From My Handwritten Journal: Not the Coffee Kind of Love
MANILA, Philippines — I have no idea what had gotten into me. Maybe it was the rain or the slow ballads that I had been listening to the whole day. I was feeling a little down again, thinking about my childhood and the idea of talking to a shrink came up again but the idea did not live that long. Before I knew it, I was digging my box of old notebooks.
I keep a handwritten journal. I still do. Earlier this afternoon, while trying to find something to read, I stumbled upon one of my handwritten diaries. I spent the next 30 minutes smiling, laughing, and sometimes offended by my own words. Haha. Anyway, I decided to start another series on this blog featuring snapshots of the pages of my handwritten journals that contained experiences that, for whatever reason, I was not brave, strong or prepared enough to publish on this blog at the time of writing.
Here’s one of them, written over five years ago: (Read after the jump)
I’m starting to fall in love with him again. He just told me something that made me happy and sad at the same time. Happy because I had always wished he would say those words. Sad because there is this awful nagging feeling of uncertainty that lingers in the air. I’m not really confident that this relationship — if this is indeed a relationship — will push through.
So here’s what he told me this morning:
Him: I love you. And it’s not the I-love-this-coffee kind of love. You told me once that there’s a difference between “loving” someone and “being in love with” someone. I know that, too. And I’m sure I’m in love with you.
Me: I don’t believe you.
Him: I’m not telling you this so that you believe me. I’m telling you this because it’s true.
– SOM III, Ateneo de Manila University
16 June 2007. 11:46 am
Well, well. The first thing that entered my head was, “Shet, ang haba na pala ng buhok ko nung 2007.” Haha. Translation: Ang landi ko na pala noon pa lang. Yeah, I’m just bragging now.

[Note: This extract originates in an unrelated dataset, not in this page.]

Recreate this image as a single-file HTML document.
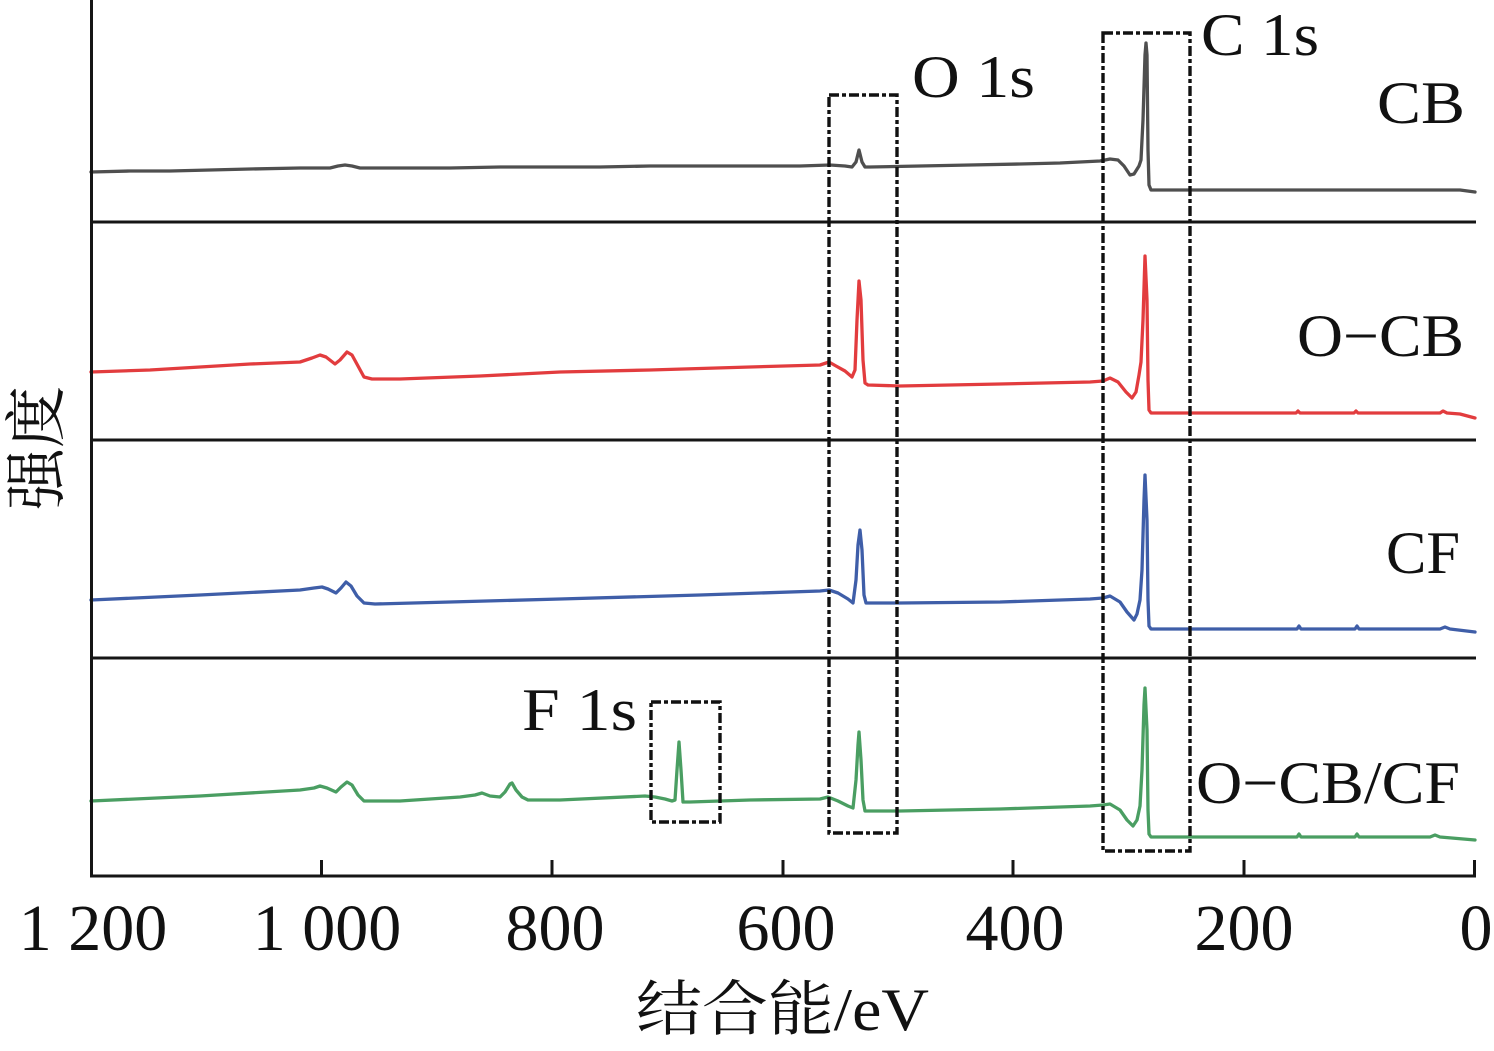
<!DOCTYPE html>
<html>
<head>
<meta charset="utf-8">
<style>
  html, body { margin: 0; padding: 0; background: #ffffff; }
  svg { display: block; }
  .lbl { font-family: "Liberation Serif", "Noto Serif CJK SC", serif; fill: #111; }
</style>
</head>
<body>
<svg width="1494" height="1051" viewBox="0 0 1494 1051" xmlns="http://www.w3.org/2000/svg">
  <rect x="0" y="0" width="1494" height="1051" fill="#ffffff"/>

  <!-- separators -->
  <g stroke="#151515" stroke-width="3" fill="none">
    <line x1="91" y1="222" x2="1476" y2="222"/>
    <line x1="91" y1="440" x2="1476" y2="440"/>
    <line x1="91" y1="658" x2="1476" y2="658"/>
  </g>

  <!-- traces -->
  <g fill="none" stroke-width="3.3" stroke-linejoin="round" stroke-linecap="round">
    <!-- CB gray -->
    <polyline stroke="#4f4f4f" points="91,172 130,171 170,171 210,170 250,169 300,168 330,168 338,166 345,165 352,166 360,168 400,168 450,168 500,167 550,167 600,167 650,166 700,166 750,166 800,166 830,165 845,166 852,167 856,162 859,150 862,162 865,167 870,167 920,166 970,165 1020,164 1060,163 1100,161 1110,159 1118,160 1124,166 1130,175 1134,174 1139,166 1141,160 1143,120 1145,55 1146,43 1147,55 1148,150 1149,185 1151,190 1200,190 1300,190 1400,190 1460,190 1475,192"/>
    <!-- O-CB red -->
    <polyline stroke="#e23c3e" points="91,372 150,370 200,367 250,364 300,362 312,358 320,355 326,357 335,364 340,360 347,352 352,355 358,366 364,377 372,379 400,379 480,376 560,372 650,370 750,367 820,365 829,362 836,366 845,371 852,377 855,370 857,320 859,281 861,300 863,360 865,383 868,385 900,386 1000,384 1090,382 1103,381 1110,378 1118,382 1126,392 1132,398 1136,392 1139,375 1141,362 1143,320 1145,256 1147,300 1148,380 1149,410 1151,413 1296,413 1298,411 1300,413 1354,413 1356,411 1358,413 1440,413 1443,411 1447,413 1460,414 1475,418"/>
    <!-- CF blue -->
    <polyline stroke="#3f5ea8" points="91,600 200,595 300,590 314,588 322,587 328,589 336,593 341,588 346,582 351,586 357,596 364,603 375,604 450,602 560,599 700,595 820,591 829,590 838,593 848,599 853,603 856,580 858,545 860,530 862,550 864,595 866,603 900,603 1000,602 1090,599 1103,598 1110,596 1120,602 1127,612 1134,620 1137,614 1140,600 1142,570 1144,500 1145,475 1147,520 1148,600 1149,626 1151,629 1297,629 1299,626 1301,629 1355,629 1357,626 1359,629 1440,629 1445,627 1450,629 1475,632"/>
    <!-- O-CB/CF green -->
    <polyline stroke="#4a9e62" points="91,801 200,796 300,790 314,788 320,786 327,788 336,792 341,787 347,782 352,785 358,795 364,801 400,801 460,797 475,795 482,793 490,796 500,797 505,792 510,784 512,783 516,790 522,797 528,800 560,800 645,796 655,797 665,799 672,801 675,800 677,770 679,742 681,770 683,802 690,802 750,800 820,799 828,797 838,801 848,806 853,808 856,780 858,745 859,732 861,760 863,800 865,811 900,811 1000,809 1090,806 1103,805 1110,804 1120,810 1127,820 1133,826 1137,820 1140,806 1142,770 1144,705 1145,688 1147,730 1148,810 1149,834 1151,837 1297,837 1299,834 1301,837 1355,837 1357,834 1359,837 1430,837 1435,835 1440,837 1475,840"/>
  </g>

  <!-- axes -->
  <g stroke="#151515" stroke-width="3" fill="none">
    <line x1="91.5" y1="0" x2="91.5" y2="877.5"/>
    <line x1="90" y1="876" x2="1476" y2="876"/>
    <line x1="321.5" y1="860" x2="321.5" y2="876"/>
    <line x1="552" y1="860" x2="552" y2="876"/>
    <line x1="783" y1="860" x2="783" y2="876"/>
    <line x1="1013" y1="860" x2="1013" y2="876"/>
    <line x1="1244" y1="860" x2="1244" y2="876"/>
    <line x1="1474.5" y1="860" x2="1474.5" y2="876"/>
  </g>

  <!-- dashed boxes -->
  <g stroke="#111" stroke-width="3.4" fill="none" stroke-dasharray="10 3 4 3">
    <rect x="829" y="95" width="68" height="738"/>
    <rect x="1103" y="33" width="87" height="818"/>
    <rect x="651" y="702" width="69" height="120"/>
  </g>

  <!-- tick labels -->
  <g class="lbl" font-size="66" text-anchor="middle">
    <text x="93" y="950">1 200</text>
    <text x="327" y="950">1 000</text>
    <text x="555" y="950">800</text>
    <text x="786" y="950">600</text>
    <text x="1015" y="950">400</text>
    <text x="1244" y="950">200</text>
    <text x="1476" y="950">0</text>
  </g>

  <!-- annotations -->
  <g class="lbl" font-size="60">
    <text x="1201" y="55" textLength="118" lengthAdjust="spacingAndGlyphs">C 1s</text>
    <text x="912" y="97" textLength="123" lengthAdjust="spacingAndGlyphs">O 1s</text>
    <text x="1377" y="123" textLength="88" lengthAdjust="spacingAndGlyphs">CB</text>
    <text x="1297" y="356" textLength="167" lengthAdjust="spacingAndGlyphs">O−CB</text>
    <text x="1386" y="573" textLength="74" lengthAdjust="spacingAndGlyphs">CF</text>
    <text x="1196" y="803" textLength="264" lengthAdjust="spacingAndGlyphs">O−CB/CF</text>
    <text x="522" y="730" textLength="115" lengthAdjust="spacingAndGlyphs">F 1s</text>
  </g>

  <!-- axis titles -->
  <text class="lbl" x="636" y="1030" font-size="60" textLength="293" lengthAdjust="spacingAndGlyphs">结合能/eV</text>
  <text class="lbl" font-size="62" text-anchor="middle" transform="translate(58,448) rotate(-90)">强度</text>
</svg>
</body>
</html>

On a serious note, I was right. It did not really end well. We’re both committed to another now and we’re both happy. We remained friends, though. But reading this after a long, long time still made my enormous pimply cheeks rosy as a baby’s. Maybe I should start listening to that I remember the boy but I don’t remember the feeling anymore song right now.
On the bright side, it made my day a little bit lighter.
Awww. Ang sweet. I wish I would be as happy as you are someday (chos, bata pa ko). I’m in a stage of personal ‘crisis’ that I’m having a hard time to accept. (One of the reasons why I fell in love with this blog at first sight is because… you serve as an inspiration, LOL)
Basta. Hahahaha. XD
Mali po pala. I thought the words were from ‘shy guy’. Hindi pala. Pero ganun pa rin naman. The important thing is, you’re happy.
Hahaha, yeah. It’s a different guy. 🙂
nice, being in love. sana… sana..
Haha, hanap ka, dali! 😛
ang ganda naman ng penmanship mo. cursive din ako magsulat pero parang penmanship ng doktor. hehe
Panget pa nga yan eh. You should see my penmanship pag di nagmamadali. CHAR! ANG YABANG KO. POTAH. hahahahha
wait, nag-aral ka sa ateneo for a while?
3 months. Short course lang after graduating from UP. 🙂
Parang nakwento mo sa akin yung chorva na yan! hahaha. Grabe, ang landi mo nga!
Haha, naka-anonymous ka pa eh kilala naman kita, AIKA! hahaha. Oo naman, nakwento ka na yan sayo dati. 🙂
I do keep journals too before. But I always burn them at the end of every year.
Anyway, this post is pretty sweet. <3
WHAAAAAA! Why you burn your journals??? 🙁 Sayang.
short but elegant..hahha..bsta pag nababasa ko post mo naliligayahan ako..:))
Hihi, ako rin. Pag nababasa ko comment mo, naliligayahan din meee. Hahaha. ANudaw???
waaa I miss you yoshke and I miss this blog!! Hihihi ang haba haba nga ng hair mo teh! :p at isang comment, ang ganda ng handwriting mo!! Inggit ako! :p
I missed you here, too! Maganda talaga ang handwriting ko and mahaba talaga hair ko! Mwahaha. #CHAR LANG. Yabang!